Se foi a deficiência no abastecimento de água da década de 60 que apresentou uma à outra, foi Paulo Freire quem as uniu, literalmente. "Quando li seus textos, vi que o que eu queria fazer teria de ser naquele momento. Era a hora da virada", lembra Tetê, que, já estudante de ciências sociais, trocou as aulas que dava em Ipanema pelo voluntariado na favela.
São 19 anos à frente da Coopa-Roca, cooperativa na qual cem artesãs da favela da Rocinha mostram técnicas artesanais para abastecer a alta-costura nacional e a estrangeira.

Deus e o diabo
"Sou a linha de frente, monto estratégias, busco parceiros e eventos para dar visibilidade para a Coopa-Roca", conta. Se suas tarefas estão bem definidas, a forma como é vista pelas próprias cooperadas é flutuante: "Sou deus e diabo.

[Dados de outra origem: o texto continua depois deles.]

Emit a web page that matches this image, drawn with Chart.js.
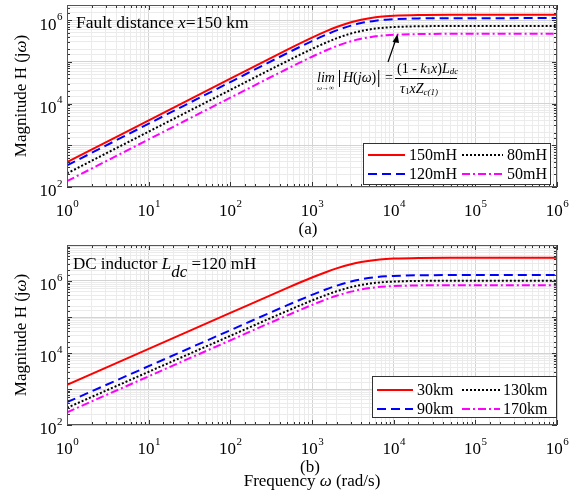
<!DOCTYPE html>
<html>
<head>
<meta charset="utf-8">
<script src="https://cdn.jsdelivr.net/npm/chart.js@4.4.0/dist/chart.umd.min.js"></script>
<style>
  body { margin: 0; background: #fff; }
  #wrap { position: relative; width: 581px; height: 495px; }
  canvas { position: absolute; left: 0; }
  #chartA { top: 0; }
  #chartB { top: 240px; }
</style>
</head>
<body>
<div id="wrap">
  <canvas id="chartA" width="581" height="240"></canvas>
  <canvas id="chartB" width="581" height="255"></canvas>
</div>
<script>
// frequency samples (rad/s)
const freq = [1, 100, 500, 1000, 1500, 2000, 3000, 4000, 6000, 8000, 10000, 20000, 50000, 1000000];

// (a) fault distance x = 150 km, varying DC inductor
const labelsA = ['150mH', '120mH', '80mH', '50mH'];
const h150mH = [395, 39480, 195400, 379000, 542000, 681000, 889000, 1023000, 1168000, 1236000, 1272000, 1324000, 1340000, 1343000];
const h120mH = [328, 32790, 162300, 314700, 450000, 565500, 738000, 849500, 970200, 1026000, 1056000, 1099000, 1113000, 1115000];
const h80mH  = [212, 21190, 104900, 203400, 290900, 365500, 477000, 549100, 627100, 663300, 682400, 710600, 719100, 720800];
const h50mH  = [138, 13790, 68270, 132400, 189300, 237900, 310500, 357400, 408200, 431800, 444200, 462600, 468100, 469200];

// (b) DC inductor 120 mH, varying fault distance
const labelsB = ['30km', '90km', '130km', '170km'];
const h30km  = [1300, 129900, 643100, 1247000, 1784000, 2241000, 2925000, 3367000, 3845000, 4068000, 4185000, 4358000, 4410000, 4420000];
const h90km  = [430, 42980, 212700, 412500, 590000, 741300, 967500, 1114000, 1272000, 1345000, 1384000, 1441000, 1459000, 1462000];
const h130km = [300, 29990, 148400, 287800, 411600, 517200, 675000, 777000, 887400, 938700, 965700, 1006000, 1018000, 1020000];
const h170km = [225, 22490, 111300, 215900, 308700, 387900, 506300, 582800, 665600, 704000, 724300, 754200, 763200, 765000];

const xExps = [0, 1, 2, 3, 4, 5, 6];
const yExpsA = [2, 4, 6];
const yExpsB = [2, 4, 6];

const SERIF = '"Liberation Serif", "Times New Roman", serif';
Chart.defaults.font.family = SERIF;

const lineStyles = [
  { color: '#ff0000', dash: [] },
  { color: '#0000ff', dash: [9, 5] },
  { color: '#000000', dash: [2, 2] },
  { color: '#ff00ff', dash: [8, 3, 2, 3] }
];

function isDecade(v) {
  const l = Math.log10(v);
  return Math.abs(l - Math.round(l)) < 1e-9;
}

// draws "10" with a raised exponent, anchored by align
function drawPow(ctx, exp, x, y, align, dyBase, dySup) {
  ctx.font = '17px ' + SERIF;
  const wb = ctx.measureText('10').width;
  ctx.font = '11px ' + SERIF;
  const we = ctx.measureText(String(exp)).width;
  let x0 = x;
  if (align === 'center') x0 = x - (wb + we) / 2;
  if (align === 'right') x0 = x - wb - we;
  ctx.textAlign = 'left';
  ctx.textBaseline = 'middle';
  ctx.font = '17px ' + SERIF;
  ctx.fillText('10', x0, y + dyBase);
  ctx.font = '11px ' + SERIF;
  ctx.fillText(String(exp), x0 + wb + 0.5, y + dySup);
}

// sequence of text runs: [text, font, dy]
function drawRuns(ctx, runs, x, y) {
  ctx.textAlign = 'left';
  ctx.textBaseline = 'middle';
  let cx = x;
  runs.forEach(r => {
    ctx.font = r[1];
    ctx.fillText(r[0], cx, y + (r[2] || 0));
    cx += ctx.measureText(r[0]).width;
  });
  return cx;
}

const decorPlugin = {
  id: 'decor',
  afterDraw(chart, args, opts) {
    const ctx = chart.ctx;
    const a = chart.chartArea;
    const xs = chart.scales.x, ys = chart.scales.y;
    ctx.save();

    // inward tick marks on all four sides
    ctx.strokeStyle = '#333';
    ctx.lineWidth = 1;
    ctx.beginPath();
    xs.ticks.forEach(t => {
      const px = Math.round(xs.getPixelForValue(t.value)) + 0.5;
      const len = isDecade(t.value) ? 5 : 3;
      ctx.moveTo(px, a.bottom); ctx.lineTo(px, a.bottom - len);
      ctx.moveTo(px, a.top); ctx.lineTo(px, a.top + len);
    });
    ys.ticks.forEach(t => {
      const py = Math.round(ys.getPixelForValue(t.value)) + 0.5;
      const len = isDecade(t.value) ? 5 : 3;
      ctx.moveTo(a.left, py); ctx.lineTo(a.left + len, py);
      ctx.moveTo(a.right, py); ctx.lineTo(a.right - len, py);
    });
    ctx.stroke();

    // box
    ctx.strokeStyle = '#555';
    ctx.strokeRect(Math.round(a.left) + 0.5, Math.round(a.top) + 0.5, Math.round(a.width) - 1, Math.round(a.height) - 1);

    // tick labels
    ctx.fillStyle = '#000';
    xExps.forEach(e => drawPow(ctx, e, xs.getPixelForValue(Math.pow(10, e)), a.bottom + 22, 'center', 3, -5));
    opts.yExps.forEach(e => drawPow(ctx, e, a.left - 5, ys.getPixelForValue(Math.pow(10, e)), 'right', 5, -3));

    // y axis title
    ctx.save();
    ctx.translate(22, (a.top + a.bottom) / 2);
    ctx.rotate(-Math.PI / 2);
    const t1 = 'Magnitude H (j', t2 = 'ω', t3 = ')';
    ctx.font = '17px ' + SERIF;
    const w1 = ctx.measureText(t1).width, w3 = ctx.measureText(t3).width;
    ctx.font = 'italic 17px ' + SERIF;
    const w2 = ctx.measureText(t2).width;
    drawRuns(ctx, [[t1, '17px ' + SERIF], [t2, 'italic 17px ' + SERIF], [t3, '17px ' + SERIF]], -(w1 + w2 + w3) / 2, 0);
    ctx.restore();

    // panel caption and extra texts
    ctx.font = '17px ' + SERIF;
    ctx.textAlign = 'center';
    ctx.textBaseline = 'middle';
    ctx.fillText(opts.caption, opts.captionX, opts.captionY);
    drawRuns(ctx, opts.note, opts.noteX, opts.noteY);
    if (opts.extra) opts.extra(ctx);

    // legend, column-major in 2 columns
    const L = opts.legend;
    ctx.fillStyle = '#fff';
    ctx.fillRect(L.box[0], L.box[1], L.box[2] - L.box[0], L.box[3] - L.box[1]);
    ctx.strokeStyle = '#333';
    ctx.lineWidth = 1;
    ctx.strokeRect(L.box[0] + 0.5, L.box[1] + 0.5, L.box[2] - L.box[0], L.box[3] - L.box[1]);
    chart.data.datasets.forEach((ds, i) => {
      const col = Math.floor(i / 2), row = i % 2;
      const y = L.rows[row];
      ctx.strokeStyle = ds.borderColor;
      ctx.lineWidth = 2;
      ctx.setLineDash(ds.borderDash);
      ctx.beginPath();
      ctx.moveTo(L.lines[col][0], y);
      ctx.lineTo(L.lines[col][1], y);
      ctx.stroke();
      ctx.setLineDash([]);
      ctx.fillStyle = '#000';
      ctx.font = '16px ' + SERIF;
      ctx.textAlign = 'left';
      ctx.textBaseline = 'middle';
      ctx.fillText(ds.label, L.texts[col], y + 1);
    });
    ctx.restore();
  }
};

function makeChart(id, series, labels, yMax, padBottom, decor) {
  return new Chart(document.getElementById(id), {
    type: 'line',
    data: {
      datasets: series.map((vals, i) => ({
        label: labels[i],
        data: freq.map((f, j) => ({ x: f, y: vals[j] })),
        borderColor: lineStyles[i].color,
        borderDash: lineStyles[i].dash,
        borderWidth: 2,
        pointRadius: 0,
        fill: false,
        cubicInterpolationMode: 'monotone'
      }))
    },
    options: {
      responsive: false,
      animation: false,
      layout: { padding: { left: 67, right: 24, top: 5, bottom: padBottom } },
      plugins: { legend: { display: false }, tooltip: { enabled: false }, decor: decor },
      scales: {
        x: {
          type: 'logarithmic', min: 1, max: 1e6,
          grid: { drawTicks: false, color: c => isDecade(c.tick.value) ? '#d3d3d3' : '#ebebeb' },
          border: { display: false },
          ticks: { display: false, autoSkip: false },
          afterFit: s => { s.height = 0; }
        },
        y: {
          type: 'logarithmic', min: 100, max: yMax,
          grid: { drawTicks: false, color: c => isDecade(c.tick.value) ? '#d3d3d3' : '#ebebeb' },
          border: { display: false },
          ticks: { display: false, autoSkip: false },
          afterFit: s => { s.width = 0; }
        }
      }
    },
    plugins: [decorPlugin]
  });
}

const italic14 = 'italic 14px ' + SERIF;
const roman14 = '14px ' + SERIF;

function drawLimit(ctx) {
  // arrow pointing at the 50mH plateau
  ctx.strokeStyle = '#000';
  ctx.fillStyle = '#000';
  ctx.lineWidth = 1.2;
  ctx.beginPath();
  ctx.moveTo(388, 62);
  ctx.lineTo(396, 39);
  ctx.stroke();
  ctx.beginPath();
  ctx.moveTo(397.5, 34);
  ctx.lineTo(392.5, 42);
  ctx.lineTo(399, 43);
  ctx.closePath();
  ctx.fill();

  ctx.fillStyle = '#000';
  drawRuns(ctx, [['lim', italic14]], 317, 78);
  drawRuns(ctx, [['ω→∞', 'italic 7px ' + SERIF]], 317, 88);
  // |H(jω)|
  ctx.fillRect(339, 70, 1, 17);
  let x = drawRuns(ctx, [['H', italic14], ['(', roman14], ['jω', italic14], [')', roman14]], 343, 78);
  ctx.fillRect(x + 2, 70, 1, 17);
  drawRuns(ctx, [['=', roman14]], 385, 78);
  // fraction
  ctx.fillRect(395, 78, 62, 1);
  drawRuns(ctx, [['(1 - ', roman14], ['k', italic14], ['1', '9px ' + SERIF, 3], ['x', italic14], [')', roman14], ['L', italic14], ['dc', 'italic 9px ' + SERIF, 3]], 397, 69);
  drawRuns(ctx, [['τ', italic14], ['1', '9px ' + SERIF, 3], ['x', italic14], ['Z', italic14], ['c(1)', 'italic 9px ' + SERIF, 4]], 400, 89);
}

makeChart('chartA', [h150mH, h120mH, h80mH, h50mH], labelsA, 2.3e6, 53, {
  yExps: yExpsA,
  caption: '(a)', captionX: 308, captionY: 230,
  note: [['Fault distance ', '17.5px ' + SERIF], ['x', 'italic 17.5px ' + SERIF], ['=150 km', '17.5px ' + SERIF]],
  noteX: 76, noteY: 23,
  extra: drawLimit,
  legend: { box: [363, 143, 550, 184], rows: [155, 174], lines: [[368, 405], [462, 503]], texts: [409, 507] }
});

makeChart('chartB', [h30km, h90km, h130km, h170km], labelsB, 1e7, 70, {
  yExps: yExpsB,
  caption: '(b)', captionX: 310, captionY: 228,
  note: [['DC inductor ', '17px ' + SERIF], ['L', 'italic 17px ' + SERIF], ['dc', 'italic 17px ' + SERIF, 8], [' =120 mH', '17px ' + SERIF]],
  noteX: 73, noteY: 25,
  extra: ctx => {
    const runs = [['Frequency ', '17px ' + SERIF], ['ω', 'italic 17px ' + SERIF], [' (rad/s)', '17px ' + SERIF]];
    let w = 0;
    runs.forEach(r => { ctx.font = r[1]; w += ctx.measureText(r[0]).width; });
    drawRuns(ctx, runs, 312 - w / 2, 242);
  },
  legend: { box: [372, 136, 556, 177], rows: [150, 169], lines: [[377, 413], [462, 500]], texts: [417, 503] }
});
</script>
</body>
</html>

Se, de um lado, articulo o grupo, do outro, sou eu quem fala: ‘Não está certo, refaça’. Fico transitando no imaginário delas, mas acho saudável", afirma, rindo.

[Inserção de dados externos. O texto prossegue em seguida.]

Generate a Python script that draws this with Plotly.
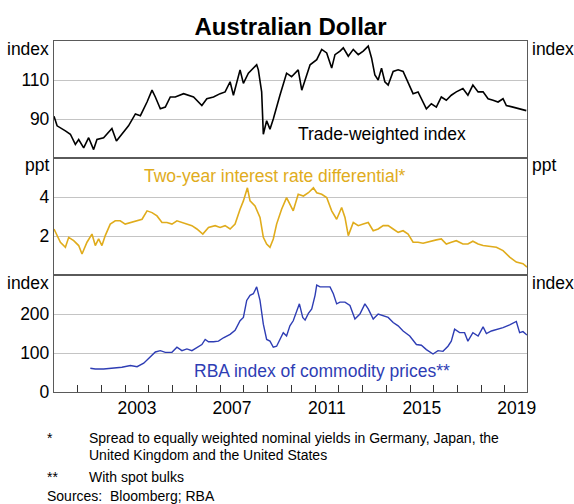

"Quando a artesã entende o sistema de cooperativa como um todo, compreende o papel dela. Sem isso, não conseguimos trabalhar prazos, escala e excelência. Na qualidade dessa relação se constrói o sucesso institucional e produtivo", diz.
Hoje, o maior desafio de Tetê é delegar a aprovação dos protótipos que serão feitos pela cooperativa _que, por serem os grandes desencadeadores do negócio, convencem e conquistam o parceiro.
"Estética não é algo que se constrói de uma hora para outra. É preciso lapidá-la, e não gostaria de ter alguém de fora da Rocinha fazendo isso". Para treinar o olhar, as cooperadas visitam exposições e traçam novas referências. Parte do sucesso Tetê espera ver realizada em breve. "Um sonho meu é que Karen Nicol, do Royal College of Art, a papisa do bordado na Inglaterra, venha para cá. Trará muito conhecimento técnico para as artesãs. Queremos virar um centro de excelência internacional em técnicas artesanais".